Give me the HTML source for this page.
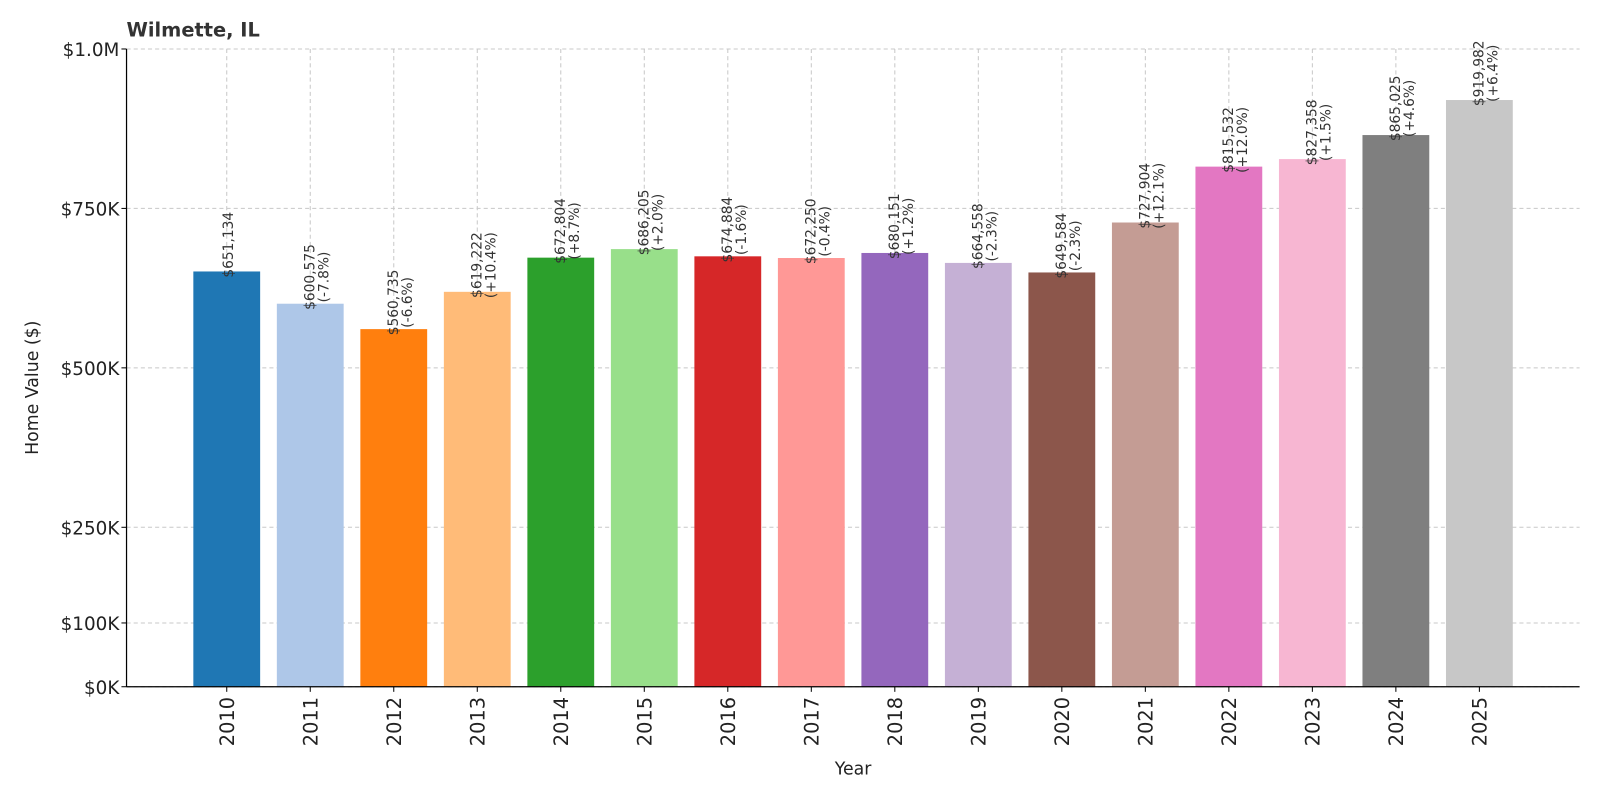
<!DOCTYPE html>
<html><head><meta charset="utf-8"><style>
body{margin:0;background:#fff;}
svg{display:block;font-family:"DejaVu Sans","Liberation Sans",sans-serif;}
</style></head><body>
<svg id="chart" width="1600" height="800" viewBox="0 0 1568 784" xmlns="http://www.w3.org/2000/svg">
<rect width="1568" height="784" fill="#fff"/>
<text x="124" y="36" font-size="19" font-weight="bold" fill="#333">Wilmette, IL</text>
<g id="grid"></g>
<g id="bars"></g>
<g id="labels"></g>
<g id="axes"></g>
<text transform="translate(37,380) rotate(-90)" text-anchor="middle" font-size="17" fill="#222">Home Value ($)</text>
<text x="836" y="759" text-anchor="middle" font-size="17" fill="#222">Year</text>
</svg>
<script>
const years=["2010","2011","2012","2013","2014","2015","2016","2017","2018","2019","2020","2021","2022","2023","2024","2025"];
const values=[651134,600575,560735,619222,672804,686205,674884,672250,680151,664558,649584,727904,815532,827358,865025,919982];
const changes=["","(-7.8%)","(-6.6%)","(+10.4%)","(+8.7%)","(+2.0%)","(-1.6%)","(-0.4%)","(+1.2%)","(-2.3%)","(-2.3%)","(+12.1%)","(+12.0%)","(+1.5%)","(+4.6%)","(+6.4%)"];
const yTicks=[0,100000,250000,500000,750000,1000000];
const yTickLabels=["$0K","$100K","$250K","$500K","$750K","$1.0M"];
const colors=["#1f77b4","#aec7e8","#ff7f0e","#ffbb78","#2ca02c","#98df8a","#d62728","#ff9896","#9467bd","#c5b0d5","#8c564b","#c49c94","#e377c2","#f7b6d2","#7f7f7f","#c7c7c7"];
const NS="http://www.w3.org/2000/svg";
const L=124,R=1548,T=48,B=673;
const xmin=-1.2,xmax=years.length+0.2;
const xs=i=>L+(i-xmin)/(xmax-xmin)*(R-L);
const ys=v=>B-v/1000000*(B-T);
const bw=0.8*(R-L)/(xmax-xmin);
function mk(tag,attrs,parent,txt){const e=document.createElementNS(NS,tag);for(const k in attrs)e.setAttribute(k,attrs[k]);if(txt!==undefined)e.textContent=txt;parent.appendChild(e);return e;}
const grid=document.getElementById('grid'),bars=document.getElementById('bars'),labels=document.getElementById('labels'),axes=document.getElementById('axes');
yTicks.forEach((t,i)=>{
  const g=mk('line',{x1:L,x2:R,y1:ys(t),y2:ys(t),stroke:'#c8c8c8','stroke-dasharray':'4,3','stroke-width':1},grid);
  
  
  mk('line',{x1:L-5,x2:L,y1:ys(t),y2:ys(t),stroke:'#000'},axes);
  const tx=mk('text',{x:L-7,y:ys(t)+7,'text-anchor':'end','font-size':18,fill:'#222'},axes,yTickLabels[i]);
  
  
});
years.forEach((y,i)=>{
  const cx=xs(i);
  const g=mk('line',{x1:cx,x2:cx,y1:T,y2:B,stroke:'#c8c8c8','stroke-dasharray':'4,3','stroke-width':1},grid);
  
  
  const top=ys(values[i]);
  const r=mk('rect',{x:cx-bw/2,y:top,width:bw,height:B-top,fill:colors[i]},bars);
  
  
  mk('line',{x1:cx,x2:cx,y1:B,y2:B+5,stroke:'#000'},axes);
  const tl=mk('text',{transform:`translate(${cx+7},${B+10}) rotate(-90)`,'text-anchor':'end','font-size':19,fill:'#222'},axes,y);
  
  
  const val='$'+values[i].toLocaleString('en-US');
  const two=changes[i]!=="";
  const grp=mk('g',{transform:`translate(${cx+(two?0:2)},${top+6}) rotate(-90)`},labels);
  
  
  const t1=mk('text',{x:0,y:4,'font-size':13.5,fill:'#333'},grp,val);
  if(two){
    const w1=t1.getComputedTextLength();
    mk('text',{x:w1/2,y:18,'font-size':13.5,fill:'#333','text-anchor':'middle'},grp,changes[i]);
  }
});
mk('line',{x1:L,x2:L,y1:T,y2:B,stroke:'#000','stroke-width':1.2},axes);
mk('line',{x1:L,x2:R,y1:B,y2:B,stroke:'#000','stroke-width':1.2},axes);
</script>
</body></html>
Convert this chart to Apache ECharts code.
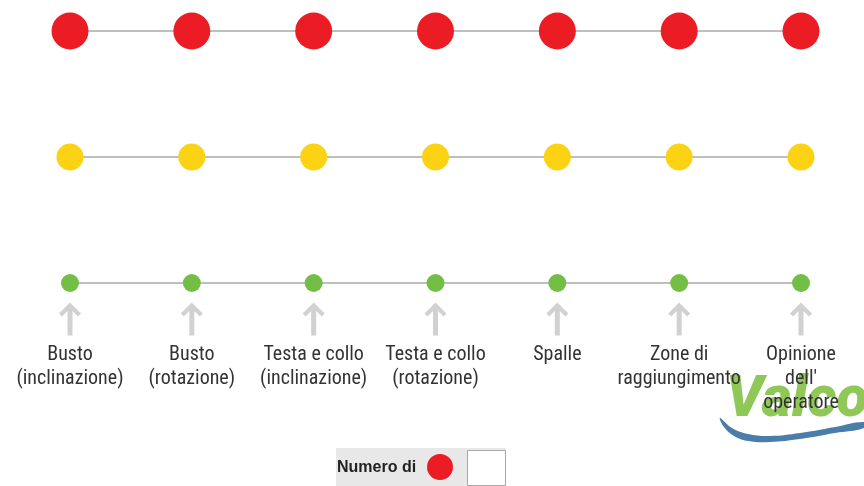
<!DOCTYPE html>
<html>
<head>
<meta charset="utf-8">
<script src="https://cdn.jsdelivr.net/npm/echarts@6/dist/echarts.min.js"></script>
<style>
  html, body { margin: 0; padding: 0; background: #fff; }
  #chart { width: 864px; height: 486px; }
</style>
</head>
<body>
<div id="chart"></div>
<script>
// categorie (fattori di rischio)
const categories = [
  'Busto\n(inclinazione)',
  'Busto\n(rotazione)',
  'Testa e collo\n(inclinazione)',
  'Testa e collo\n(rotazione)',
  'Spalle',
  'Zone di\nraggiungimento',
  "Opinione\ndell'\noperatore"
];
// livelli: rosso = 3, giallo = 2, verde = 1
const redRow = [3, 3, 3, 3, 3, 3, 3];
const yellowRow = [2, 2, 2, 2, 2, 2, 2];
const greenRow = [1, 1, 1, 1, 1, 1, 1];

const labelFont = "'Roboto Condensed', 'Liberation Sans Narrow', Roboto, sans-serif";
const arrowPath = 'path://M11,0 L22,11 L19,14 L13.5,8.5 L13.5,33 L8.5,33 L8.5,8.5 L3,14 L0,11 Z';

function rowSeries(name, data, color, size) {
  return {
    name: name,
    type: 'line',
    data: data,
    symbol: 'circle',
    symbolSize: size,
    clip: false,
    itemStyle: { color: color },
    lineStyle: { color: '#7e7e7e', width: 1 },
    z: 3
  };
}

// sagoma della "virgola" blu del logo
const swoosh = [
  [720, 418], [732, 428], [748, 434], [770, 436], [800, 433], [835, 427], [864, 422],
  [864, 428], [835, 433], [800, 439], [770, 442], [748, 441], [734, 436], [724, 427]
];

const chart = echarts.init(document.getElementById('chart'));
chart.setOption({
  animation: false,
  grid: { left: 70, right: 63, top: 31, bottom: 203 },
  xAxis: {
    type: 'category',
    data: categories,
    boundaryGap: false,
    axisLine: { show: false },
    axisTick: { show: false },
    splitLine: { show: false },
    axisLabel: {
      margin: 60,
      interval: 0,
      color: '#333',
      fontFamily: labelFont,
      fontWeight: 'condensed',
      fontSize: 20,
      lineHeight: 24
    }
  },
  yAxis: {
    type: 'value',
    min: 1,
    max: 3,
    show: false
  },
  series: [
    rowSeries('Rosso', redRow, '#ec1c24', 37),
    rowSeries('Giallo', yellowRow, '#fbd214', 27),
    rowSeries('Verde', greenRow, '#73bf45', 18),
    {
      name: 'Frecce',
      type: 'scatter',
      data: greenRow,
      symbol: arrowPath,
      symbolSize: [22, 33],
      symbolOffset: [0, 36],
      itemStyle: { color: '#c6c6c6' },
      silent: true,
      z: 2
    }
  ],
  graphic: [
    // logo Valco
    {
      type: 'text',
      x: 726,
      y: 372,
      z: -1,
      style: {
        text: 'Valco',
        font: 'italic 900 58px Roboto, "Liberation Sans", sans-serif',
        fill: '#8fc856'
      }
    },
    {
      type: 'polygon',
      z: -1,
      shape: { points: swoosh, smooth: 0.4 },
      style: { fill: '#4b7dab' }
    },
    // riquadro legenda
    {
      type: 'rect',
      shape: { x: 336, y: 448, width: 170, height: 38 },
      style: { fill: '#e8e8e8' }
    },
    {
      type: 'text',
      x: 337,
      y: 460,
      style: {
        text: 'Numero di',
        font: 'bold 16px "Liberation Sans", Arial, sans-serif',
        fill: '#222'
      }
    },
    {
      type: 'circle',
      shape: { cx: 440, cy: 467, r: 13 },
      style: { fill: '#ec1c24' }
    },
    {
      type: 'rect',
      shape: { x: 467.5, y: 450.5, width: 38, height: 35 },
      style: { fill: '#ffffff', stroke: '#a8a8a8', lineWidth: 1 }
    }
  ]
});
</script>
</body>
</html>
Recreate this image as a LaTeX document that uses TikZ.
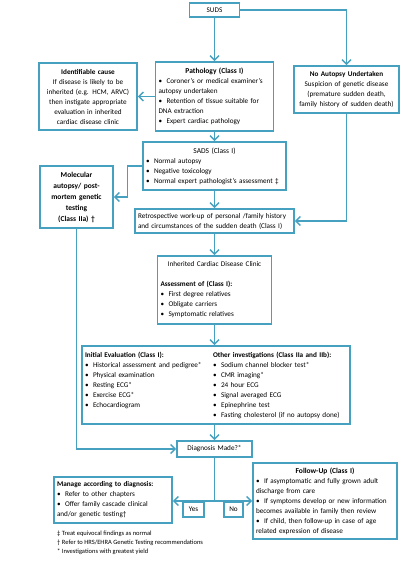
\documentclass[tikz,border=0pt]{standalone}
\usepackage{fontspec}
\setmainfont{Carlito}
\usetikzlibrary{arrows.meta}

\definecolor{flowblue}{RGB}{70,160,192}
\newcommand{\boxtitle}[1]{{\centering\fontsize{7.5}{10}\selectfont\textbf{#1}\par}}
\newcommand{\bitem}{\par\hangindent=8pt\hangafter=1\noindent\hbox to 8pt{\textbullet\hfil}}

\begin{document}
\begin{tikzpicture}[x=1pt, y=-1pt,
  box/.style={draw=flowblue, line width=1.6pt, fill=white, inner sep=3pt, font=\fontsize{7.2}{10}\selectfont},
  cbox/.style={box, align=center},
  lbox/.style={box, align=left},
  arr/.style={-{Straight Barb[length=4.5pt,width=9pt]}, flowblue, line width=1.4pt},
  line/.style={flowblue, line width=1.4pt},
  note/.style={font=\fontsize{6.5}{9}\selectfont, align=left, anchor=north west, inner sep=0pt},
]
\useasboundingbox (0,0) rectangle (420,562);

% --- top row ---
\node[cbox, text width=44pt, minimum height=14pt] (suds) at (214.5,10) {SUDS};

\node[cbox, text width=92pt, minimum height=67pt] (ident) at (88,96.5) {%
  \textbf{Identifiable cause}\\ If disease is likely to be\\ inherited (e.g. HCM, ARVC)\\
  then instigate appropriate\\ evaluation in inherited\\ cardiac disease clinic};

\node[lbox, text width=112pt, minimum height=69pt] (path) at (214.5,96.5) {%
  \boxtitle{Pathology (Class I)}
  \bitem Coroner's or medical examiner's\\ autopsy undertaken
  \bitem Retention of tissue suitable for\\ DNA extraction
  \bitem Expert cardiac pathology};

\node[cbox, text width=99pt, minimum height=47pt] (noaut) at (346.5,89.5) {%
  \textbf{No Autopsy Undertaken}\\ Suspicion of genetic disease\\
  (premature sudden death,\\ family history of sudden death)};

% --- autopsy results ---
\node[lbox, text width=137pt, minimum height=48pt] (sads) at (214.5,166) {%
  {\centering\fontsize{7.5}{10}\selectfont SADS (Class I)\par}
  \bitem Normal autopsy
  \bitem Negative toxicology
  \bitem Normal expert pathologist's assessment ‡};

\node[cbox, text width=67pt, minimum height=62pt, font=\fontsize{7.5}{11}\selectfont\bfseries] (molec) at (76.5,197) {%
  Molecular\\ autopsy/ post-\\ mortem genetic\\ testing\\ (Class IIa) †};

\node[lbox, text width=153pt, minimum height=24pt] (retro) at (214.5,221) {%
  Retrospective work-up of personal /family history\\ and circumstances of the sudden death (Class I)};

% --- clinic ---
\node[lbox, text width=108pt, minimum height=68pt] (icdc) at (214.5,290) {%
  {\centering Inherited Cardiac Disease Clinic\par}
  \vspace{10pt}
  \textbf{Assessment of (Class I):}
  \bitem First degree relatives
  \bitem Obligate carriers
  \bitem Symptomatic relatives};

\node[lbox, text width=262pt, minimum height=78pt] (eval) at (216,385) {%
  \begin{minipage}[t]{128pt}\raggedright
    \textbf{Initial Evaluation (Class I):}
    \bitem Historical assessment and pedigree*
    \bitem Physical examination
    \bitem Resting ECG*
    \bitem Exercise ECG*
    \bitem Echocardiogram
  \end{minipage}%
  \begin{minipage}[t]{134pt}\raggedright
    \textbf{Other investigations (Class IIa and IIb):}
    \bitem Sodium channel blocker test*
    \bitem CMR imaging*
    \bitem 24 hour ECG
    \bitem Signal averaged ECG
    \bitem Epinephrine test
    \bitem Fasting cholesterol (if no autopsy done)
  \end{minipage}};

% --- outcome ---
\node[cbox, text width=69pt, minimum height=16pt] (diag) at (214.5,449) {Diagnosis Made?*};

\node[lbox, text width=112pt, minimum height=46pt] (manage) at (113,500) {%
  \textbf{Manage according to diagnosis:}
  \bitem Refer to other chapters
  \bitem Offer family cascade clinical\\ and/or genetic testing†};

\node[cbox, text width=15pt, minimum height=15pt] (yes) at (193.5,509.5) {Yes};
\node[cbox, text width=13pt, minimum height=15pt] (no) at (233.5,509.5) {No};

\node[lbox, text width=138pt, minimum height=76pt] (follow) at (325,501) {%
  \boxtitle{Follow-Up (Class I)}
  \bitem If asymptomatic and fully grown adult\\ discharge from care
  \bitem If symptoms develop or new information\\ becomes available in family then review
  \bitem If child, then follow-up in case of age\\ related expression of disease};

% Footnotes
\node[note] (notes) at (57,531) {%
  ‡ Treat equivocal findings as normal\\
  † Refer to HRS/EHRA Genetic Testing recommendations\\
  * Investigations with greatest yield};

% --- connectors ---
\draw[arr] (suds.south) -- (path.north);
\draw[arr] (suds.east) -| (noaut.north);
\draw[arr] (path.west) -- (ident.east);
\draw[arr] (path.south) -- (sads.north);
\draw[arr] (sads.west) -- +(-15,0) |- (molec.east);
\draw[arr] (sads.south) -- (retro.north);
\draw[arr] (noaut.south) |- (retro.east);
\draw[arr] (retro.south) -- (icdc.north);
\draw[arr] (icdc.south) -- (icdc.south |- eval.north);
\draw[arr] (eval.south -| diag.north) -- (diag.north);
\draw[arr] (molec.south) |- (diag.west);
\draw[line] (diag.south) -- (diag.south |- 0,501) coordinate (split);
\draw[arr] (split) -- (split -| manage.east);
\draw[arr] (split) -- (split -| follow.west);

\end{tikzpicture}
\end{document}
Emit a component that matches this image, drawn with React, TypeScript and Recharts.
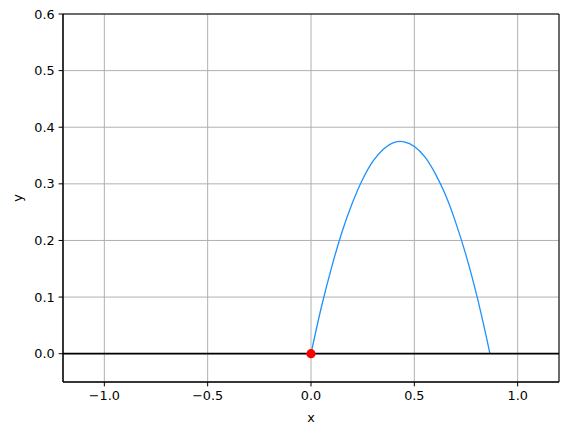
import React from "react";
import {
  ComposedChart,
  Line,
  Scatter,
  XAxis,
  YAxis,
  CartesianGrid,
  ReferenceLine,
  ReferenceArea,
} from "recharts";

const trajX = [0, 0.05, 0.1, 0.15, 0.2, 0.25, 0.3, 0.35, 0.4, 0.433, 0.45, 0.5, 0.55, 0.6, 0.65, 0.7, 0.75, 0.8, 0.85, 0.866];
const trajY = [0, 0.082, 0.153, 0.215, 0.266, 0.308, 0.34, 0.361, 0.373, 0.375, 0.374, 0.366, 0.348, 0.319, 0.281, 0.232, 0.174, 0.106, 0.027, 0];
const startPoint = [{ x: 0, y: 0 }];
const xTicks = [-1.0, -0.5, 0.0, 0.5, 1.0];
const yTicks = [0.0, 0.1, 0.2, 0.3, 0.4, 0.5, 0.6];
const xDomain = [-1.2, 1.2];
const yDomain = [-0.05, 0.6];

const trajData = trajX.map((x, i) => ({ x, y: trajY[i] }));

const FONT = "DejaVu Sans, sans-serif";
const FS = 12.8;
const fmt = (v: number) => {
  const s = v.toFixed(1);
  return s.startsWith("-") ? "\u2212" + s.slice(1) : s;
};

export default function App() {
  return (
    <div style={{ position: "absolute", left: 0, top: 0, width: 569, height: 432, background: "#fff" }}>
      <ComposedChart
        width={569}
        height={432}
        margin={{ top: 14, right: 10, bottom: 0, left: 0 }}
        style={{ fontFamily: FONT }}
      >
        <CartesianGrid stroke="#b0b0b0" strokeWidth={1} />
        <XAxis
          dataKey="x"
          type="number"
          domain={xDomain}
          ticks={xTicks}
          tickFormatter={fmt}
          allowDataOverflow
          height={50}
          tickSize={4.4}
          tickMargin={5}
          stroke="#000"
          tick={{ fill: "#000", fontSize: FS, fontFamily: FONT }}
          axisLine={{ stroke: "#000" }}
          tickLine={{ stroke: "#000" }}
          label={(props: any) => {
            const vb = props.viewBox;
            return (
              <text x={vb.x + vb.width / 2} y={422} textAnchor="middle" fontSize={FS} fontFamily={FONT} fill="#000">
                x
              </text>
            );
          }}
        />
        <YAxis
          dataKey="y"
          type="number"
          domain={yDomain}
          ticks={yTicks}
          tickFormatter={fmt}
          allowDataOverflow
          width={63}
          tickSize={4.4}
          tickMargin={4}
          stroke="#000"
          tick={{ fill: "#000", fontSize: FS, fontFamily: FONT }}
          axisLine={{ stroke: "#000" }}
          tickLine={{ stroke: "#000" }}
          label={(props: any) => {
            const vb = props.viewBox;
            const cy = vb.y + vb.height / 2;
            return (
              <text
                x={22}
                y={cy}
                textAnchor="middle"
                transform={`rotate(-90, 22, ${cy})`}
                fontSize={FS}
                fontFamily={FONT}
                fill="#000"
              >
                y
              </text>
            );
          }}
        />
        <ReferenceArea x1={-1.2} x2={1.2} y1={-0.05} y2={0.6} fill="none" stroke="#000" strokeWidth={1} ifOverflow="visible" />
        <Line
          data={trajData}
          dataKey="y"
          type="monotone"
          stroke="#1e90ff"
          strokeWidth={1.3}
          dot={false}
          activeDot={false}
          isAnimationActive={false}
        />
        <ReferenceLine y={0} stroke="#000" strokeWidth={1.8} ifOverflow="visible" />
        <Scatter data={startPoint} dataKey="y" fill="#ff0000" isAnimationActive={false} shape={(p: any) => <circle cx={p.cx} cy={p.cy} r={4.6} fill="#ff0000" />} />
      </ComposedChart>
    </div>
  );
}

══════════

■ **THE TASK**
Look through the records and gather each line with the word "this".

■ **TASK ANSWER**
Give me the HTML source for this page.
Convert this chart to Apache ECharts code.
Recreate this image as a LaTeX document that uses TikZ.
Emit a component that matches this image, drawn with React, TypeScript and Recharts.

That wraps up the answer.